Создается ощущение, будто музыкальная материя сама принимает решение, во что ей облечься. Объект формирует субъект или субъект – объект? Перефразируя выражение Кармело Бене «Не я говорю, а мной говорят!», можно сказать, что не ты пишешь, а композиция пишет себя через тебя, однако ни одна отдельно взятая форма не может полностью передать процесс этой тайны – тайны создания музыки.

То, как ты ее описываешь, напоминает мне короткое замыкание: точно ноты и паузы, выводимые на бумаге, вдруг сами начинают проявлять свою суть и формировать отношения внутри музыкального полотна. Что скажешь?

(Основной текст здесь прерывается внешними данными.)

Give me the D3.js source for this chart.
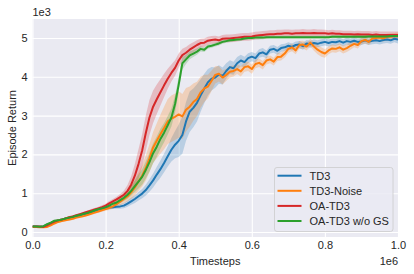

– Да, похоже, так и происходит. Когда я сажусь работать, запускается некий таинственный процесс: материал оживает, он как бы зависит, но в то же время и не зависит от моего волеизъявления. Это головоломка: стоит сдвинуть один звук, как нужно тут же переделывать все остальное… Иногда я думаю, что лучше бы вставить паузу, но и это меняет всю композицию… Тогда я хватаюсь за новую мысль, которая могла бы примерить обе стороны…

Мне кажется, что твое определение письма как «короткого замыкания» очень точно передает то, что происходит в подобные моменты. Иногда я оставляю партитуру «открытой» и решаю, как организовать имеющийся материал уже на стадии микширования или даже исполнения.